Records supplied -
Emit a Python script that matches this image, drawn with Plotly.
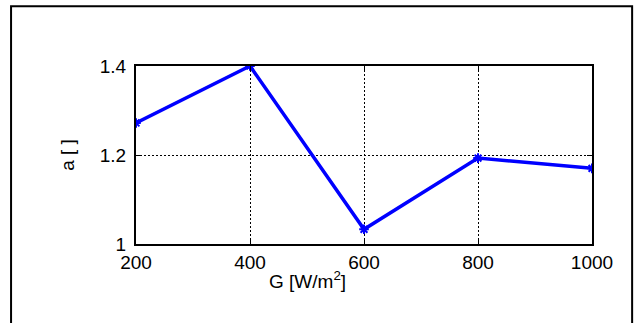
import plotly.graph_objects as go

# Irradiance G [W/m^2] and ideality factor a
irradiance = [200, 400, 600, 800, 1000]
a_factor = [1.272, 1.400, 1.033, 1.193, 1.170]

x_ticks = [200, 400, 600, 800, 1000]
y_ticks = [1.0, 1.2, 1.4]
y_tick_text = ["1", "1.2", "1.4"]

FONT = "Liberation Sans, Arial"
FS = 19

fig = go.Figure()
fig.add_trace(go.Scatter(
    x=irradiance, y=a_factor,
    mode="lines+markers",
    line=dict(color="#0000ff", width=3.5),
    marker=dict(symbol="asterisk-open", size=8, color="#0000ff",
                line=dict(color="#0000ff", width=2)),
    showlegend=False,
))

axis_common = dict(
    showline=True, linecolor="black", linewidth=2, mirror="ticks",
    ticks="inside", ticklen=5, tickcolor="black", tickwidth=1,
    showgrid=True, gridcolor="black", griddash="2px,2px", gridwidth=1,
    zeroline=False,
    tickfont=dict(family=FONT, size=FS, color="black"),
)

fig.update_xaxes(range=[200, 1000], tickvals=x_ticks, ticklabelstandoff=0, **axis_common)
fig.update_yaxes(range=[1.0, 1.4], tickvals=y_ticks, ticktext=y_tick_text,
                 ticklabelstandoff=4,
                 title=dict(text="a [ ]", standoff=20,
                            font=dict(family=FONT, size=FS, color="black")),
                 **axis_common)

fig.add_annotation(
    x=0.377, y=-0.2, xref="paper", yref="paper",
    text="G [W/m<sup>2</sup>]", showarrow=False, yanchor="middle",
    font=dict(family=FONT, size=FS, color="black"),
)

# Outer figure frame
fig.add_shape(type="rect", xref="paper", yref="paper",
              x0=-0.274, x1=1.088, y0=-0.5, y1=1.335,
              line=dict(color="black", width=2), fillcolor="rgba(0,0,0,0)")

fig.update_layout(
    width=639, height=323,
    margin=dict(l=136, r=47, t=66, b=79),
    paper_bgcolor="white", plot_bgcolor="white",
)

fig.write_html("out.html")
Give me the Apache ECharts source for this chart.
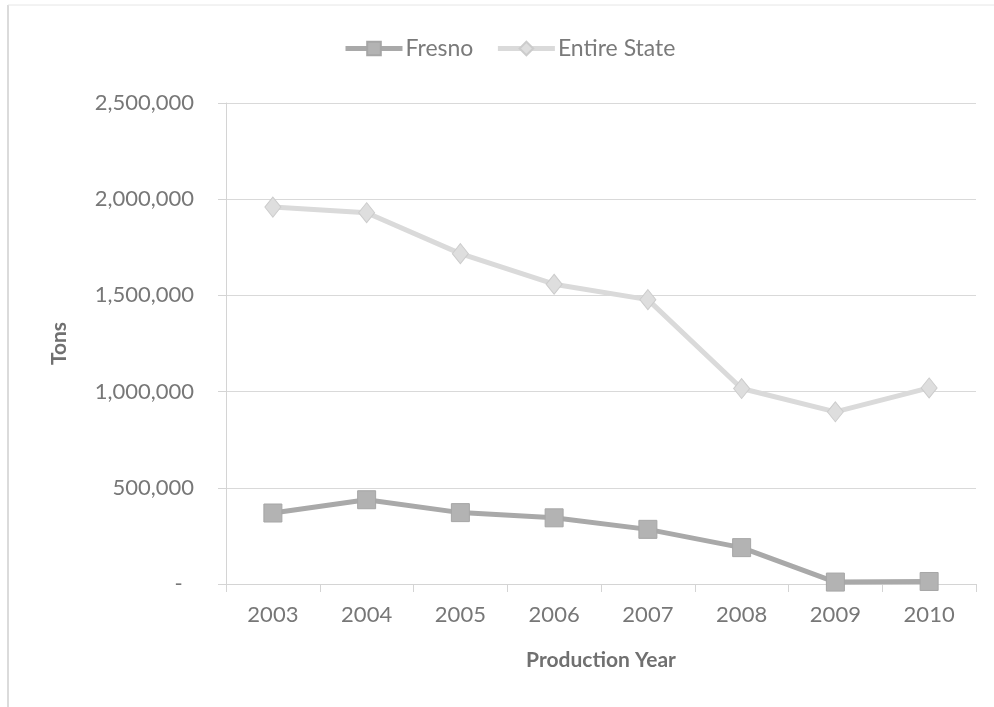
<!DOCTYPE html>
<html>
<head>
<meta charset="utf-8">
<script src="https://cdn.jsdelivr.net/npm/echarts@6/dist/echarts.min.js"></script>
<style>html,body{margin:0;padding:0;background:#fff;}#c{width:994px;height:707px;}</style>
</head>
<body>
<div id="c"></div>
<script>
var years = ['2003','2004','2005','2006','2007','2008','2009','2010'];
var fresno = [369000, 438000, 371000, 344000, 284000, 189000, 10000, 13000];
var entireState = [1959000, 1930000, 1717000, 1558000, 1478000, 1016000, 895000, 1019000];
var seriesNames = ['Fresno', 'Entire State'];
var yTicks = [0, 500000, 1000000, 1500000, 2000000, 2500000];

var FONT = 'Lato';
var chart = echarts.init(document.getElementById('c'), null, {renderer: 'canvas'});
chart.setOption({
  backgroundColor: '#ffffff',
  animation: false,
  textStyle: {fontFamily: FONT},
  graphic: [
    {type: 'line', shape: {x1: 8, y1: 5, x2: 8, y2: 707}, style: {stroke: '#cfcfcf', lineWidth: 1.5}},
    {type: 'line', shape: {x1: 8, y1: 5, x2: 994, y2: 5}, style: {stroke: '#e6e6e6', lineWidth: 1}}
  ],
  legend: {
    data: seriesNames,
    left: 338,
    top: 32,
    itemWidth: 57,
    itemHeight: 17,
    itemGap: 22,
    lineStyle: {width: 5},
    textStyle: {fontFamily: FONT, fontSize: 23, color: '#7a7a7a', padding: [0, 0, 0, -2]}
  },
  grid: {left: 226, right: 18, top: 103, bottom: 123, containLabel: false},
  xAxis: {
    type: 'category',
    data: years,
    boundaryGap: true,
    name: 'Production Year',
    nameLocation: 'middle',
    nameGap: 66,
    nameTextStyle: {fontFamily: FONT, fontSize: 21, fontWeight: 'bold', color: '#707070'},
    axisLine: {lineStyle: {color: '#d4d4d4', width: 1}},
    axisTick: {show: true, length: 8, alignWithLabel: false, lineStyle: {color: '#d4d4d4'}},
    axisLabel: {fontFamily: FONT, fontSize: 22, color: '#777777', margin: 20}
  },
  yAxis: {
    type: 'value',
    min: 0,
    max: 2500000,
    interval: 500000,
    name: 'Tons',
    nameLocation: 'middle',
    nameGap: 156,
    nameTextStyle: {fontFamily: FONT, fontSize: 21, fontWeight: 'bold', color: '#707070'},
    axisLine: {show: true, lineStyle: {color: '#d4d4d4', width: 1}},
    axisTick: {show: true, length: 8, lineStyle: {color: '#d4d4d4'}},
    splitLine: {show: true, lineStyle: {color: '#d9d9d9', width: 1}},
    axisLabel: {
      fontFamily: FONT, fontSize: 22, color: '#777777', margin: 32,
      formatter: function (v) {
        if (v === 0) return '-\u00a0\u00a0';
        return v.toString().replace(/\B(?=(\d{3})+(?!\d))/g, ',');
      }
    }
  },
  series: [
    {
      name: seriesNames[0],
      type: 'line',
      data: fresno,
      symbol: 'rect',
      symbolSize: 18,
      lineStyle: {color: '#a9a9a9', width: 5},
      itemStyle: {color: '#b3b3b3', borderColor: '#a6a6a6', borderWidth: 1},
      z: 3
    },
    {
      name: seriesNames[1],
      type: 'line',
      data: entireState,
      symbol: 'diamond',
      symbolSize: [16, 20],
      lineStyle: {color: '#dadada', width: 5},
      itemStyle: {color: '#dedede', borderColor: '#cccccc', borderWidth: 1},
      z: 2
    }
  ]
});
</script>
</body>
</html>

Aim - From the listing above, copy every line that holds the string "this".

Output -
Emit a Python script that matches this image, drawn with Plotly.
Give me the Apache ECharts source for this chart.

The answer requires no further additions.